> Stored data:
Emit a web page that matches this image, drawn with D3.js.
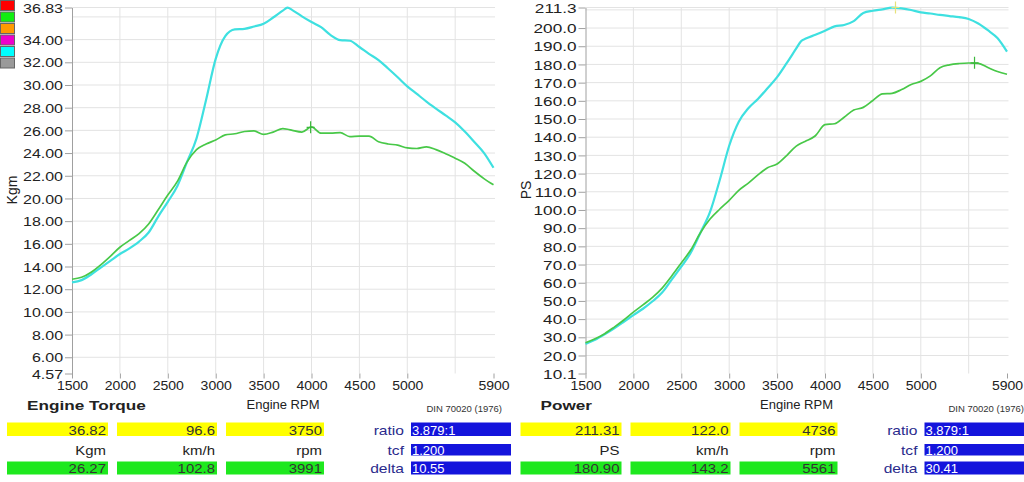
<!DOCTYPE html>
<html>
<head>
<meta charset="utf-8">
<script src="https://cdn.jsdelivr.net/npm/d3@7"></script>
<style>
  body { margin: 0; background: #fff; }
  svg { display: block; font-family: "Liberation Sans", Arial, sans-serif; }
  .grid line { stroke: #e3e3e3; stroke-width: 1; }
  .axis path, .axis line { stroke: #a0a0a0; }
</style>
</head>
<body>
<script>
// Engine speed samples (rpm)
const rpm = [1500, 1600, 1700, 1800, 1900, 2000, 2100, 2200, 2300, 2400,
             2500, 2600, 2700, 2800, 2900, 3000, 3100, 3200, 3300, 3400,
             3500, 3600, 3700, 3750, 3800, 3900, 4000, 4100, 4200, 4300,
             4400, 4500, 4600, 4700, 4800, 4900, 5000, 5100, 5200, 5300,
             5400, 5500, 5600, 5700, 5800, 5900];

// Torque (Kgm), cyan run and green run
const torqueCyan = [12.6, 12.8, 13.3, 13.9, 14.5, 15.1, 15.6, 16.2, 17.0, 18.4,
                    19.7, 21.1, 23.2, 25.3, 28.7, 32.3, 34.3, 34.9, 34.95, 35.15,
                    35.4, 35.95, 36.55, 36.82, 36.6, 36.05, 35.55, 35.1, 34.4, 33.95,
                    33.9, 33.35, 32.75, 32.2, 31.45, 30.68, 29.88, 29.21, 28.54, 27.92,
                    27.32, 26.7, 25.9, 24.98, 24.02, 22.7];
const torqueGreen = [12.88, 13.05, 13.5, 14.15, 14.9, 15.7, 16.3, 16.9, 17.75, 19.0,
                     20.3, 21.5, 23.2, 24.3, 24.8, 25.15, 25.6, 25.7, 25.9, 25.95,
                     25.65, 25.85, 26.15, 26.1, 26.0, 25.85, 26.3, 25.75, 25.75, 25.8,
                     25.45, 25.5, 25.5, 25.0, 24.8, 24.7, 24.45, 24.4, 24.55, 24.3,
                     23.94, 23.55, 23.1, 22.4, 21.75, 21.2];

// Power (PS), same two runs
const powerCyan = [26.4, 28.6, 31.6, 34.9, 38.5, 42.2, 45.7, 49.8, 54.6, 61.7,
                   68.8, 76.6, 87.5, 98.9, 116.2, 135.3, 148.5, 155.9, 161.0, 166.9,
                   173.0, 180.7, 188.8, 192.8, 194.2, 196.3, 198.5, 200.9, 201.7, 203.8,
                   208.3, 209.5, 210.3, 211.2, 210.8, 209.9, 208.6, 208.0, 207.2, 206.6,
                   206.0, 205.0, 202.5, 198.8, 194.5, 187.0];
const powerGreen = [27.0, 29.2, 32.0, 35.6, 39.5, 43.8, 47.8, 51.9, 57.0, 63.7,
                    70.9, 78.1, 87.5, 95.0, 100.4, 105.3, 110.8, 114.8, 119.3, 123.2,
                    125.3, 129.9, 135.1, 136.7, 137.9, 140.8, 146.9, 147.4, 151.0, 154.9,
                    156.4, 160.2, 163.8, 164.1, 166.2, 169.0, 170.7, 173.7, 178.2, 179.8,
                    180.5, 180.8, 180.6, 178.3, 176.1, 174.6];

// Axis ticks and grid
const rpmTicks = [1500, 2000, 2500, 3000, 3500, 4000, 4500, 5000, 5900];
const rpmGrid = [2000, 2500, 3000, 3500, 4000, 4500, 5000, 5500];
const torqueTicks = [4.57, 6, 8, 10, 12, 14, 16, 18, 20, 22, 24, 26, 28, 30, 32, 34, 36.83];
const torqueGrid = [6, 8, 10, 12, 14, 16, 18, 20, 22, 24, 26, 28, 30, 32, 34, 36, 36.83];
const powerTicks = [10.1, 20, 30, 40, 50, 60, 70, 80, 90, 100, 110, 120, 130, 140, 150,
                    160, 170, 180, 190, 200, 211.3];
const powerGrid = [20, 30, 40, 50, 60, 70, 80, 90, 100, 110, 120, 130, 140, 150,
                   160, 170, 180, 190, 200, 210, 211.3];

// Peak markers [rpm, value]
const torquePeakGreen = [3991, 26.27];
const powerPeakGreen = [5561, 180.90];
const powerPeakCyan = [4736, 211.31];

// Readout tables
const infoLabels = ["ratio", "tcf", "delta"];
const torqueTop = ["36.82", "96.6", "3750"];
const torqueUnits = ["Kgm", "km/h", "rpm"];
const torqueBottom = ["26.27", "102.8", "3991"];
const torqueInfo = ["3.879:1", "1.200", "10.55"];
const powerTop = ["211.31", "122.0", "4736"];
const powerUnits = ["PS", "km/h", "rpm"];
const powerBottom = ["180.90", "143.2", "5561"];
const powerInfo = ["3.879:1", "1.200", "30.41"];

const legendColors = ["#ff0000", "#11ee11", "#ff9a00", "#ee00cc", "#00ffff", "#9a9a9a"];

const W = 1024, H = 482;
const yTop = 7.5, yBot = 373.5;
const cyan = "#3ee0e0", green = "#48c848";

const svg = d3.select("body").append("svg")
    .attr("width", W)
    .attr("height", H);

// text with horizontal stretch (the reference text is a bit wide)
function label(g, x, y, str, o = {}) {
  return g.append("text")
    .attr("transform", `translate(${x},${y}) scale(${o.sx || 1},1)`)
    .attr("text-anchor", o.anchor || "start")
    .style("font-size", (o.size || 13) + "px")
    .style("font-weight", o.bold ? "bold" : null)
    .attr("fill", o.fill || "#222")
    .text(str);
}

function drawPanel(p) {
  const ox = p.ox;
  const g = svg.append("g");

  const x = d3.scaleLinear().domain([1500, 5900]).range([ox + 72, ox + 493.5]);
  const y = d3.scaleLinear().domain(p.domain).range([yBot, yTop]);

  // grid
  g.append("g").attr("class", "grid")
    .selectAll("line.h").data(p.grid).enter().append("line")
    .attr("x1", x(1500)).attr("x2", x(5900) + 1.5)
    .attr("y1", d => y(d)).attr("y2", d => y(d));
  g.append("g").attr("class", "grid")
    .selectAll("line.v").data(rpmGrid).enter().append("line")
    .attr("x1", d => x(d)).attr("x2", d => x(d))
    .attr("y1", yTop).attr("y2", yBot);

  // y axis
  const ya = g.append("g").attr("class", "axis")
    .attr("transform", `translate(${x(1500)},0)`)
    .call(d3.axisLeft(y).tickValues(p.ticks).tickSize(7).tickSizeOuter(0)
      .tickFormat(d3.format(p.fmt)));
  ya.selectAll("text")
    .attr("x", -9 / p.sx).attr("dy", "0.36em")
    .attr("transform", `scale(${p.sx},1)`)
    .attr("fill", "#222")
    .style("font-size", "13px")
    .style("font-family", "Liberation Sans, Arial, sans-serif");

  // x axis
  const xa = g.append("g").attr("class", "axis")
    .attr("transform", `translate(0,${yBot})`)
    .call(d3.axisBottom(x).tickValues(rpmTicks).tickSize(5).tickSizeOuter(0)
      .tickFormat(d3.format("d")));
  xa.select(".domain").remove();
  xa.selectAll("text")
    .attr("x", 0).attr("y", 16.8).attr("dy", 0)
    .attr("transform", "scale(1.08,1)")
    .attr("fill", "#222")
    .style("font-size", "13px")
    .style("font-family", "Liberation Sans, Arial, sans-serif");

  // y title
  g.append("text")
    .attr("transform", `translate(${ox + 17},${190}) rotate(-90)`)
    .attr("text-anchor", "middle")
    .style("font-size", "14px")
    .attr("fill", "#222")
    .text(p.yTitle);

  // curves
  const line = d3.line()
    .x(d => x(d[0]))
    .y(d => y(d[1]))
    .curve(d3.curveMonotoneX);

  p.curves.forEach(c => {
    g.append("path")
      .datum(rpm.map((r, i) => [r, c.vals[i]]))
      .attr("fill", "none")
      .attr("stroke", c.color)
      .attr("stroke-width", c.width)
      .attr("stroke-linejoin", "round")
      .attr("d", line);
  });

  // peak markers
  p.marks.forEach(m => {
    const mx = x(m.pt[0]), my = y(m.pt[1]);
    g.append("path")
      .attr("d", `M${mx},${my - 6}V${my + 6}M${mx - 4},${my}H${mx + 4}`)
      .attr("stroke", m.color)
      .attr("stroke-width", 1.2);
  });

  // titles under the chart
  label(g, ox + 27, 409.5, p.title, {bold: true, sx: 1.32});
  label(g, ox + 283, 408.5, "Engine RPM", {anchor: "middle"});
  label(g, p.dinX, 411.5, "DIN 70020 (1976)", {anchor: "end", size: 9.5, fill: "#333"});

  // readout table
  const boxX = [7, 117, 226], boxW = [101, 100, 98];
  boxX.forEach((bx, i) => {
    g.append("rect").attr("x", ox + bx).attr("y", 422.5)
      .attr("width", boxW[i]).attr("height", 13.5).attr("fill", "#ffff00");
    g.append("rect").attr("x", ox + bx).attr("y", 461.5)
      .attr("width", boxW[i]).attr("height", 13).attr("fill", "#1ee81e");
    const rx = ox + bx + boxW[i] - 2;
    label(g, rx, 434.5, p.top[i], {anchor: "end", sx: 1.15, fill: "#333"});
    label(g, rx, 455, p.units[i], {anchor: "end", sx: 1.15});
    label(g, rx, 473, p.bottom[i], {anchor: "end", sx: 1.15, fill: "#333"});
  });

  const infoY = [422.5, 444, 461.5], infoH = [13.5, 11.5, 13], infoBase = [434.5, 454.5, 473];
  infoLabels.forEach((t, i) => {
    label(g, ox + 404, infoBase[i], t, {anchor: "end", sx: 1.2, fill: "#2a2a8c"});
    g.append("rect").attr("x", ox + 411).attr("y", infoY[i])
      .attr("width", 100).attr("height", infoH[i]).attr("fill", "#1414dc");
    label(g, ox + 412, infoBase[i], p.info[i], {fill: "#fff"});
  });
}

drawPanel({
  ox: 0,
  domain: [4.57, 36.83],
  ticks: torqueTicks,
  grid: torqueGrid,
  fmt: ".2f",
  sx: 1.23,
  yTitle: "Kgm",
  title: "Engine Torque",
  dinX: 502,
  curves: [
    {vals: torqueCyan, color: cyan, width: 2.2},
    {vals: torqueGreen, color: green, width: 1.7}
  ],
  marks: [{pt: torquePeakGreen, color: "#3cb83c"}],
  top: torqueTop, units: torqueUnits, bottom: torqueBottom, info: torqueInfo
});

drawPanel({
  ox: 513.5,
  domain: [10.1, 211.3],
  ticks: powerTicks,
  grid: powerGrid,
  fmt: ".1f",
  sx: 1.32,
  yTitle: "PS",
  title: "Power",
  dinX: 1024,
  curves: [
    {vals: powerCyan, color: cyan, width: 2.2},
    {vals: powerGreen, color: green, width: 1.7}
  ],
  marks: [{pt: powerPeakGreen, color: "#3cb83c"}, {pt: powerPeakCyan, color: "#e6e27a"}],
  top: powerTop, units: powerUnits, bottom: powerBottom, info: powerInfo
});

// colour legend swatches, top left
svg.append("g").selectAll("rect")
  .data(legendColors)
  .enter().append("rect")
  .attr("x", 0.5)
  .attr("y", (d, i) => 0.5 + i * 11.5)
  .attr("width", 14)
  .attr("height", 10)
  .attr("fill", d => d)
  .attr("stroke", "#666")
  .attr("stroke-width", 1);
</script>
</body>
</html>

> Set problem: In the data above, please extract the lines from the first one through the line with "5400, 5500, 5600, 5700, 5800, 5900];", exactly, and keep pictures out.

> Result below:
Emit a web page that matches this image, drawn with D3.js.
<!DOCTYPE html>
<html>
<head>
<meta charset="utf-8">
<script src="https://cdn.jsdelivr.net/npm/d3@7"></script>
<style>
  body { margin: 0; background: #fff; }
  svg { display: block; font-family: "Liberation Sans", Arial, sans-serif; }
  .grid line { stroke: #e3e3e3; stroke-width: 1; }
  .axis path, .axis line { stroke: #a0a0a0; }
</style>
</head>
<body>
<script>
// Engine speed samples (rpm)
const rpm = [1500, 1600, 1700, 1800, 1900, 2000, 2100, 2200, 2300, 2400,
             2500, 2600, 2700, 2800, 2900, 3000, 3100, 3200, 3300, 3400,
             3500, 3600, 3700, 3750, 3800, 3900, 4000, 4100, 4200, 4300,
             4400, 4500, 4600, 4700, 4800, 4900, 5000, 5100, 5200, 5300,
             5400, 5500, 5600, 5700, 5800, 5900];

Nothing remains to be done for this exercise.